Data segment ▸
_____

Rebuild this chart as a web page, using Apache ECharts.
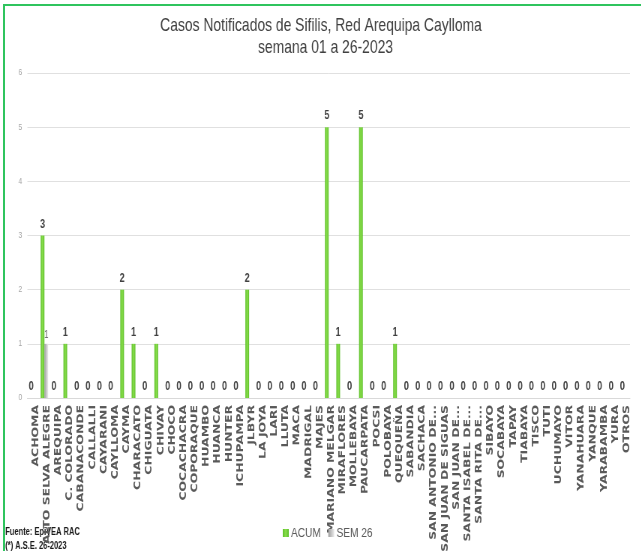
<!DOCTYPE html>
<html>
<head>
<meta charset="utf-8">
<script src="https://cdn.jsdelivr.net/npm/echarts@6/dist/echarts.min.js"></script>
<style>
html,body{margin:0;padding:0;background:#fff;overflow:hidden;}
#wrap{position:absolute;left:0;top:0;width:641px;height:551px;overflow:hidden;}
#chart{width:855px;height:551px;transform:scaleX(0.75);transform-origin:0 0;}
#frame{position:absolute;left:3px;top:4px;width:700px;height:600px;border-top:2px solid #2fc45e;border-left:2px solid #2fc45e;pointer-events:none;}
</style>
</head>
<body>
<div id="wrap"><div id="chart"></div></div>
<div id="frame"></div>
<script>
const categories = ["ACHOMA","ALTO SELVA ALEGRE","AREQUIPA","C. COLORADO","CABANACONDE","CALLALLI","CAYARANI","CAYLLOMA","CAYMA","CHARACATO","CHIGUATA","CHIVAY","CHOCO","COCACHACRA","COPORAQUE","HUAMBO","HUANCA","HUNTER","ICHUPAMPA","JLBYR","LA JOYA","LARI","LLUTA","MACA","MADRIGAL","MAJES","MARIANO MELGAR","MIRAFLORES","MOLLEBAYA","PAUCARPATA","POCSI","POLOBAYA","QUEQUEÑA","SABANDIA","SACHACA","SAN ANTONIO DE...","SAN JUAN DE SIGUAS","SAN JUAN DE...","SANTA ISABEL DE...","SANTA RITA DE...","SIBAYO","SOCABAYA","TAPAY","TIABAYA","TISCO","TUTI","UCHUMAYO","VITOR","YANAHUARA","YANQUE","YARABAMBA","YURA","OTROS"];
const acum = [0,3,0,1,0,0,0,0,2,1,0,1,0,0,0,0,0,0,0,2,0,0,0,0,0,0,5,1,0,5,0,0,1,0,0,0,0,0,0,0,0,0,0,0,0,0,0,0,0,0,0,0,0];
const sem26 = [null,1,null,null,null,null,null,null,null,null,null,null,null,null,null,null,null,null,null,null,null,null,null,null,null,null,null,null,null,null,null,null,null,null,null,null,null,null,null,null,null,null,null,null,null,null,null,null,null,null,null,null,null];
const yTicks = [0,1,2,3,4,5,6];
const titleLines = ['Casos Notificados de Sifilis, Red Arequipa Caylloma','semana 01 a 26-2023'];
const notes = ['Fuente: EpiVEA RAC','(*) A.S.E. 26-2023'];

const chart = echarts.init(document.getElementById('chart'));
const sans = '"Liberation Sans", Arial, sans-serif';
chart.setOption({
  animation:false,
  graphic:[
    {type:'text',x:428,y:26,style:{text:titleLines[0],font:'18.5px "Liberation Sans", Arial, sans-serif',fill:'#404040',textAlign:'center',textVerticalAlign:'middle'}},
    {type:'text',x:434,y:48,style:{text:titleLines[1],font:'18.5px "Liberation Sans", Arial, sans-serif',fill:'#404040',textAlign:'center',textVerticalAlign:'middle'}},
    {type:'text',x:7,y:532,style:{text:notes[0],font:'bold 10px "Liberation Sans", Arial, sans-serif',fill:'#1a1a1a',textVerticalAlign:'middle'}},
    {type:'text',x:7,y:546,style:{text:notes[1],font:'bold 10px "Liberation Sans", Arial, sans-serif',fill:'#1a1a1a',textVerticalAlign:'middle'}}
  ],
  legend:{top:521,left:372,itemWidth:8,itemHeight:8,itemGap:10,icon:'rect',
    textStyle:{fontFamily:sans,fontSize:13.5,color:'#595959',padding:[0,0,0,-2]},
    data:['ACUM','SEM 26']},
  grid:{left:36.5,right:15,top:73,bottom:153,containLabel:false,outerBoundsMode:'none'},
  xAxis:{type:'category',data:categories,
    axisLine:{lineStyle:{color:'#d9d9d9'}},axisTick:{show:false},
    axisLabel:{interval:0,rotate:90,margin:7,fontFamily:'"DejaVu Sans", Verdana, sans-serif',fontWeight:'bold',fontSize:12.4,color:'#595959',
      formatter:v=>'{a|'+v+'}',
      rich:{a:{fontFamily:'"DejaVu Sans", Verdana, sans-serif',fontWeight:'bold',fontSize:12.4,color:'#595959',padding:[7,0,0,0]}}}},
  yAxis:{type:'value',min:0,max:6,interval:1,
    axisLine:{show:false},axisTick:{show:false},
    splitLine:{lineStyle:{color:'#e0e0e0'}},
    axisLabel:{fontFamily:sans,fontSize:9,color:'#a6a6a6',margin:7,formatter:v=>yTicks.includes(v)?String(v):''}},
  series:[
    {name:'ACUM',type:'bar',data:acum,barWidth:5,barGap:'0%',
     itemStyle:{color:new echarts.graphic.LinearGradient(0,0,1,0,[{offset:0,color:'#5cbf2a'},{offset:0.5,color:'#8ade4c'},{offset:1,color:'#5cbf2a'}])},
     label:{show:true,position:'top',distance:5,fontFamily:sans,fontWeight:'bold',fontSize:12,color:'#404040'}},
    {name:'SEM 26',type:'bar',data:sem26,barWidth:5,
     itemStyle:{color:new echarts.graphic.LinearGradient(0,0,1,0,[{offset:0,color:'#9e9e9e'},{offset:1,color:'#ececec'}])},
     label:{show:true,position:'top',distance:4,fontFamily:sans,fontSize:10,color:'#595959'}}
  ]
});
</script>
</body>
</html>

_____

Stated problem ▸ All the lines above are to be reproduced exactly, except the pictures.

Output for this task ▸
Rebuild this chart as a web page, using Apache ECharts.
<!DOCTYPE html>
<html>
<head>
<meta charset="utf-8">
<script src="https://cdn.jsdelivr.net/npm/echarts@6/dist/echarts.min.js"></script>
<style>
html,body{margin:0;padding:0;background:#fff;overflow:hidden;}
#wrap{position:absolute;left:0;top:0;width:641px;height:551px;overflow:hidden;}
#chart{width:855px;height:551px;transform:scaleX(0.75);transform-origin:0 0;}
#frame{position:absolute;left:3px;top:4px;width:700px;height:600px;border-top:2px solid #2fc45e;border-left:2px solid #2fc45e;pointer-events:none;}
</style>
</head>
<body>
<div id="wrap"><div id="chart"></div></div>
<div id="frame"></div>
<script>
const categories = ["ACHOMA","ALTO SELVA ALEGRE","AREQUIPA","C. COLORADO","CABANACONDE","CALLALLI","CAYARANI","CAYLLOMA","CAYMA","CHARACATO","CHIGUATA","CHIVAY","CHOCO","COCACHACRA","COPORAQUE","HUAMBO","HUANCA","HUNTER","ICHUPAMPA","JLBYR","LA JOYA","LARI","LLUTA","MACA","MADRIGAL","MAJES","MARIANO MELGAR","MIRAFLORES","MOLLEBAYA","PAUCARPATA","POCSI","POLOBAYA","QUEQUEÑA","SABANDIA","SACHACA","SAN ANTONIO DE...","SAN JUAN DE SIGUAS","SAN JUAN DE...","SANTA ISABEL DE...","SANTA RITA DE...","SIBAYO","SOCABAYA","TAPAY","TIABAYA","TISCO","TUTI","UCHUMAYO","VITOR","YANAHUARA","YANQUE","YARABAMBA","YURA","OTROS"];
const acum = [0,3,0,1,0,0,0,0,2,1,0,1,0,0,0,0,0,0,0,2,0,0,0,0,0,0,5,1,0,5,0,0,1,0,0,0,0,0,0,0,0,0,0,0,0,0,0,0,0,0,0,0,0];
const sem26 = [null,1,null,null,null,null,null,null,null,null,null,null,null,null,null,null,null,null,null,null,null,null,null,null,null,null,null,null,null,null,null,null,null,null,null,null,null,null,null,null,null,null,null,null,null,null,null,null,null,null,null,null,null];
const yTicks = [0,1,2,3,4,5,6];
const titleLines = ['Casos Notificados de Sifilis, Red Arequipa Caylloma','semana 01 a 26-2023'];
const notes = ['Fuente: EpiVEA RAC','(*) A.S.E. 26-2023'];

const chart = echarts.init(document.getElementById('chart'));
const sans = '"Liberation Sans", Arial, sans-serif';
chart.setOption({
  animation:false,
  graphic:[
    {type:'text',x:428,y:26,style:{text:titleLines[0],font:'18.5px "Liberation Sans", Arial, sans-serif',fill:'#404040',textAlign:'center',textVerticalAlign:'middle'}},
    {type:'text',x:434,y:48,style:{text:titleLines[1],font:'18.5px "Liberation Sans", Arial, sans-serif',fill:'#404040',textAlign:'center',textVerticalAlign:'middle'}},
    {type:'text',x:7,y:532,style:{text:notes[0],font:'bold 10px "Liberation Sans", Arial, sans-serif',fill:'#1a1a1a',textVerticalAlign:'middle'}},
    {type:'text',x:7,y:546,style:{text:notes[1],font:'bold 10px "Liberation Sans", Arial, sans-serif',fill:'#1a1a1a',textVerticalAlign:'middle'}}
  ],
  legend:{top:521,left:372,itemWidth:8,itemHeight:8,itemGap:10,icon:'rect',
    textStyle:{fontFamily:sans,fontSize:13.5,color:'#595959',padding:[0,0,0,-2]},
    data:['ACUM','SEM 26']},
  grid:{left:36.5,right:15,top:73,bottom:153,containLabel:false,outerBoundsMode:'none'},
  xAxis:{type:'category',data:categories,
    axisLine:{lineStyle:{color:'#d9d9d9'}},axisTick:{show:false},
    axisLabel:{interval:0,rotate:90,margin:7,fontFamily:'"DejaVu Sans", Verdana, sans-serif',fontWeight:'bold',fontSize:12.4,color:'#595959',
      formatter:v=>'{a|'+v+'}',
      rich:{a:{fontFamily:'"DejaVu Sans", Verdana, sans-serif',fontWeight:'bold',fontSize:12.4,color:'#595959',padding:[7,0,0,0]}}}},
  yAxis:{type:'value',min:0,max:6,interval:1,
    axisLine:{show:false},axisTick:{show:false},
    splitLine:{lineStyle:{color:'#e0e0e0'}},
    axisLabel:{fontFamily:sans,fontSize:9,color:'#a6a6a6',margin:7,formatter:v=>yTicks.includes(v)?String(v):''}},
  series:[
    {name:'ACUM',type:'bar',data:acum,barWidth:5,barGap:'0%',
     itemStyle:{color:new echarts.graphic.LinearGradient(0,0,1,0,[{offset:0,color:'#5cbf2a'},{offset:0.5,color:'#8ade4c'},{offset:1,color:'#5cbf2a'}])},
     label:{show:true,position:'top',distance:5,fontFamily:sans,fontWeight:'bold',fontSize:12,color:'#404040'}},
    {name:'SEM 26',type:'bar',data:sem26,barWidth:5,
     itemStyle:{color:new echarts.graphic.LinearGradient(0,0,1,0,[{offset:0,color:'#9e9e9e'},{offset:1,color:'#ececec'}])},
     label:{show:true,position:'top',distance:4,fontFamily:sans,fontSize:10,color:'#595959'}}
  ]
});
</script>
</body>
</html>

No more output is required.